The axiom of the dark old days of emerging-market investing in the 1990s was "What you see is not what you get," and in many ways that's still true of the Middle East today. The balance sheets of many Gulf companies are out of date with financial numbers disclosed well after the standard reporting period and few checks on insider trading.
There's also a major disconnect between economic and stock-market performance. Over the past five years, the GDP of the Gulf region expanded at an annual pace of nearly 5 percent, a rate in line with the average for all developing economies. Yet the Gulf stock markets fell 20 percent, while mainstream emerging markets gained 80 percent. The problem is that so many Gulf companies are privately held either by wealthy merchant families or by the state. Gulf exchanges list so few quality companies that they end up lacking the breadth to capture the region's economic growth.
These narrow markets reflect a larger problem: the Gulf lacks the homegrown human capital and technology needed to create a genuinely diversified manufacturing base. Dubai's apparent success building a glitzy service sector (including banks and tourism) inspired other countries such as Qatar to go down the same path. But the potential of finance and tourism in the desert has its limits, as Dubai's fall shows.
The only way to diversify the Gulf's oil economy in the long run is to create a skilled workforce through better education. Policymakers in Saudi Arabia, the region's largest economy, know this, and have begun allocating large sums of money toward improving primary-, -secondary-, and university-level education.

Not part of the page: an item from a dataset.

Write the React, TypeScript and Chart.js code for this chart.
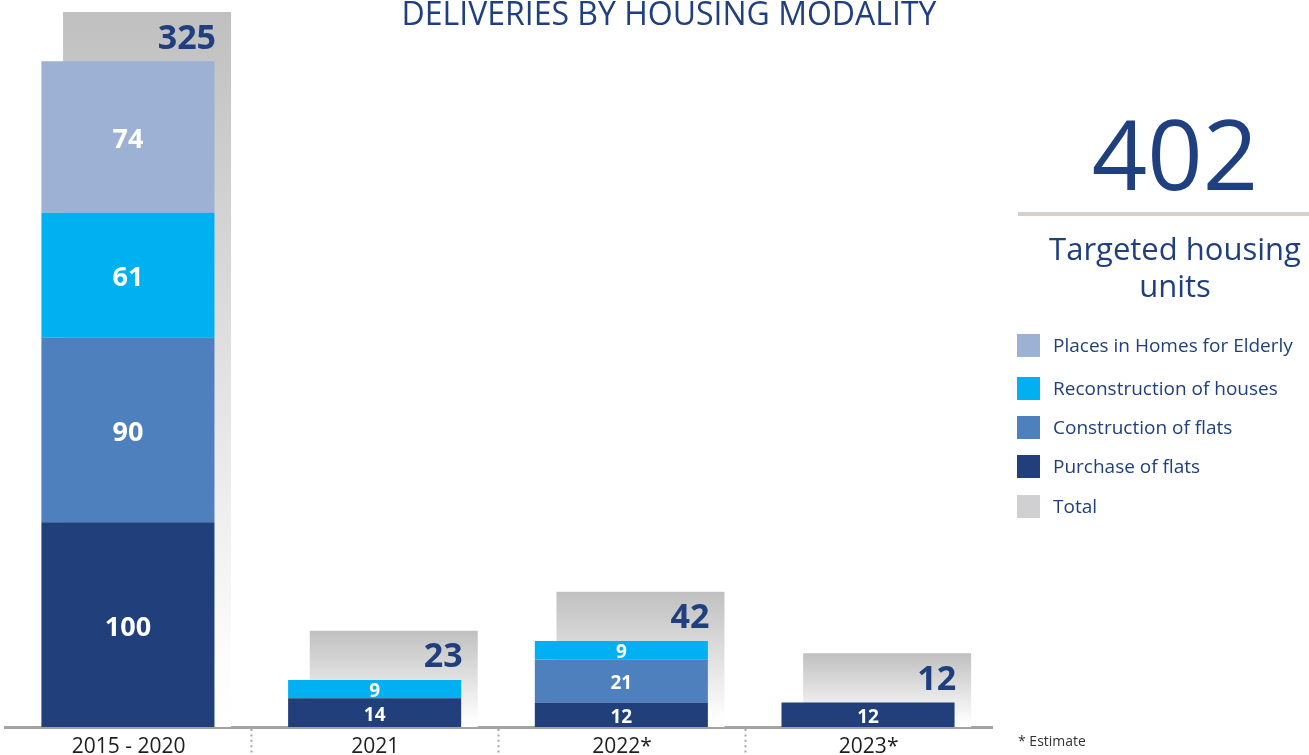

However, measures to improve the quality of the labor force take a long time to yield results, and so in the meantime Saudi leaders are spending heavily (and smartly) on modernizing their transportation networks and building new power plants. With combined financial reserves of more than $1.5 trillion accumulated from huge oil and gas exports, the Middle East, including Saudi Arabia, has the wealth to keep such major projects going. That should keep growth chugging along at a 4 to 5 percent rate over the next couple of years.
To translate that growth into stock-market returns, authorities need to push major reforms, starting with the financial system. The region's sovereign wealth funds control hundreds of billions of dollars, but tend to invest only a small part of their reserves at home. Better regulation and oversight of the financial markets would encourage more of that money to stay in the region. What's more, creating a regime that's friendly to global investors would help make the local economies more efficient, because higher standards for disclosure and transparency will reduce the cost of financing for domestic companies. Since the standoff over Dubai World's decision in November 2009 to delay its debt payments, Gulf corporations have been unable to tap international capital markets—thereby raising their cost of borrowing.
To be sure, the Gulf markets have come a long way in the last decade. The market capitalization of the regional markets has risen 700 percent, and trading volumes have increased more than 10-fold. But last year Dubai was only the most publicized of the Gulf debt blowups, which also hit corporations in Saudi Arabia and Kuwait. So it may be some time before anyone mentions Dubai, or any Gulf capital, in the same phrase as Shanghai.